Paradise Valley sits above the Phoenix metro in virtually every housing metric, and kitchen renovation costs are no exception. The median home value in PV exceeds $3 million. The expectation for kitchen finishes at that price tier, and the labor market required to execute them, creates a cost environment that surprises homeowners who price their renovation using Phoenix or Scottsdale averages.
01The baseline cost structure
A modest Paradise Valley kitchen renovation, updating an existing layout with new cabinetry, countertops, and appliances without changing plumbing locations or opening walls, runs $95,000 to $140,000. This reflects the reality that quality cabinets, premium countertop materials, and a mid-luxury appliance package each carry minimum price floors that PV expectations push to their upper ranges.

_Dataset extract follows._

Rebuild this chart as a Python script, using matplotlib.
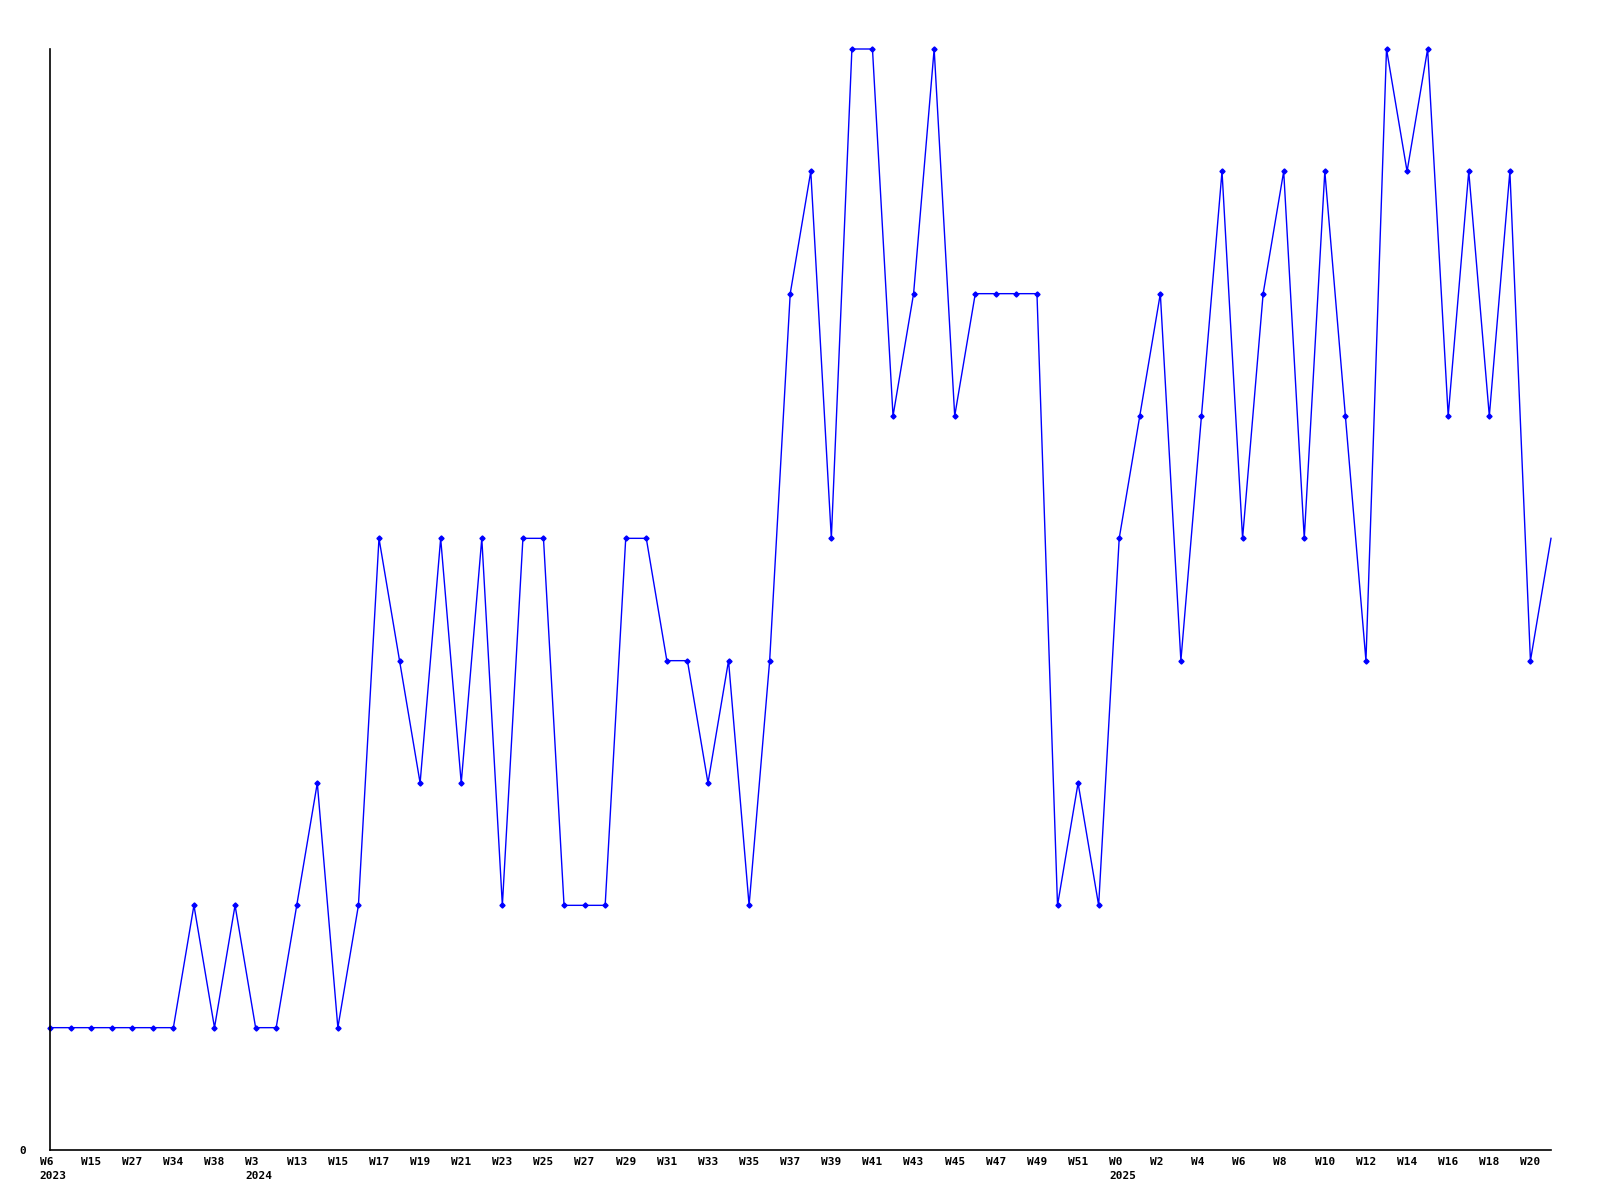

A full kitchen gut renovation in PV, removing and reinstalling plumbing, reconfiguring layout, opening to adjacent spaces, adding a butler's pantry, and specifying custom cabinetry with Sub-Zero and Wolf appliances, runs $250,000 to $450,000 or above. The high end of Paradise Valley kitchen renovations, with fully custom cabinetry, book-matched stone slabs, and complete automation integration, reaches $600,000 to $800,000.
02Labor rates and contractor availability
Paradise Valley general contractors carry higher overhead than Phoenix and Scottsdale counterparts because the client expectation for communication, documentation, and quality control is higher. GC fees in PV run 18 to 25 percent of project cost, compared to 15 to 20 percent in the broader metro. The difference reflects genuine service differentiation.
Subcontractor rates for skilled finish work in PV are at a premium. Tile setters capable of book-matched stone installations, cabinet installers experienced with custom frameless European construction, and finish carpenters who work at PV detail levels are in short supply and book 8 to 12 weeks out. Projects that begin GC conversations without confirming subcontractor availability frequently encounter delays.
Paradise Valley clients have a specific expectation about quality that you cannot fake with faster or cheaper execution. The tile work on a $400 per square foot slab has to be perfect. You cannot speed that up.
03Material cost breakdown
Custom cabinetry from quality manufacturers, the default specification in PV, runs $1,200 to $2,500 per linear foot installed. A kitchen with 40 linear feet of cabinets plus an island represents $48,000 to $100,000 in cabinetry alone. Book-matched quartzite or marble slabs run $200 to $400 per square foot installed. A kitchen with 120 square feet of counter surface and 60 square feet of backsplash represents $36,000 to $69,000 in stone.
Appliance packages with Sub-Zero column refrigeration, Wolf range, and Wolf steam oven run $40,000 to $65,000 for a premium residential kitchen. These are not outlier specifications at the PV price point; they are the expected baseline for a home priced at $3 million and above.
04Permitting and HOA considerations
Paradise Valley has its own building department separate from Scottsdale or Maricopa County. Permit processing times in PV run six to eight weeks for kitchen permits involving structural work, plumbing, and electrical changes. Projects that begin demolition without issued permits face stop-work orders that are more consequential in PV than in less scrutinized jurisdictions.
Several PV neighborhoods have HOAs with architectural review committees that must approve exterior-visible changes, including window additions that might accompany an indoor-outdoor kitchen renovation. Anticipating a four to six week HOA review process prevents missed milestones.
05Return on investment
The ROI calculus on a PV kitchen renovation is more favorable than national remodeling industry averages suggest. In a market where median sale prices exceed $3 million, a $300,000 kitchen renovation that moves a property from dated to current is often reflected in a sale price adjustment that exceeds renovation cost. Real estate agents in PV consistently report that an outdated kitchen is a price negotiation point; a spectacular kitchen is a sales velocity point. The renovation does not always produce a dollar-for-dollar return. But in a market where buyers compare properties on a high aesthetic standard, the kitchen often determines which contract gets signed.